Reading in HTML data into R from Github
html_url <- getURL("https://raw.githubusercontent.com/mandiemannz/Data-607--Fall-18/master/Bookshtml.html")
#read html table
html_data <- html_url%>%
readHTMLTable() %>%
data.frame()
head(html_data)
## NULL.Title
## 1 Python Crash Course: A Hands-On, Project-Based Introduction to Programming
## 2 R for Data Science: Import, Tidy, Transform, Visualize, and Model Data
## 3 Machine Learning with R
## NULL.Author NULL.Cover.Type NULL.Subject
## 1 Eric Matthes Paperback Programming
## 2 Hadley Wickham and Garrett Grolemund Paperback Programming
## 3 Brett Lantz Paperback Programming
## NULL.Pages
## 1 525
## 2 492
## 3 424
colnames(html_data) <- str_replace(colnames(html_data),"NULL\\.", "")

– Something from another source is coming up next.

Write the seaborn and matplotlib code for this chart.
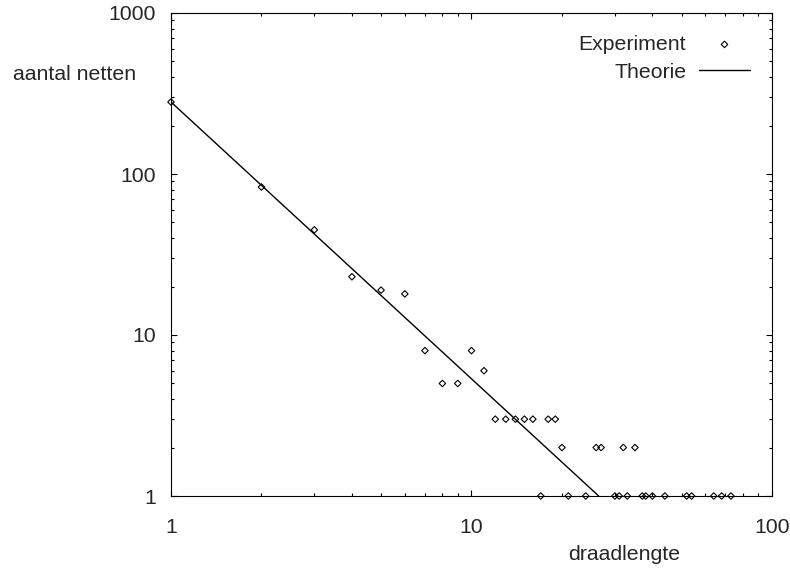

colnames(html_data) <- str_replace(colnames(html_data),"\\.", " ")
kable(html_data)
| Python Crash Course: A Hands-On, Project-Based Introduction to Programming |
Eric Matthes |
Paperback |
Programming |
525 |
| R for Data Science: Import, Tidy, Transform, Visualize, and Model Data |
Hadley Wickham and Garrett Grolemund |
Paperback |
Programming |
492 |
| Machine Learning with R |
Brett Lantz |
Paperback |
Programming |
424 |
Reading XML data into R from Github
xml_url<-getURL("https://raw.githubusercontent.com/mandiemannz/Data-607--Fall-18/master/booksxml.xml")
xml_data <- xml_url %>%
xmlParse() %>%
xmlToDataFrame()
kable(xml_data)
| Python Crash Course: A Hands-On, Project-Based Introduction to Programming |
Eric Matthes |
525 |
Programming |
paperback |
| R for Data Science: Import, Tidy, Transform, Visualize, and Model Data |
Hadley Wickham and Garrett Grolemund |
492 |
Programming |
paperback |
| Machine Learning with R |
Brett Lantz |
424 |
Programming |
paperback |
Reading JSON data into R from Github
json_data <- getURLContent("https://raw.githubusercontent.com/mandiemannz/Data-607--Fall-18/master/json")
json_data_frame <- fromJSON(json_data)
json_data_frame <- do.call("rbind", lapply(json_data_frame$'books', data.frame, stringsAsFactors = FALSE))
kable(json_data_frame)
| book.title |
Python Crash Course: A Hands-On, Project-Based Introduction to Programming |
R for Data Science: Import, Tidy, Transform, Visualize, and Model Data |
Machine Learning with R |
| book.author |
Eric Matthes |
Hadley Wickham and Garrett Grolemund |
Brett Lantz |
| book.pages |
525 |
492 |
424 |
| book.category |
Programming |
Programming |
Programming |
| book.cover_type |
paperback |
paperback |
paperback |
Conclusion:
The HTML and XML data frames were identical, and the JSON data frame was slightly off. The JSON format separates each book into three different columns.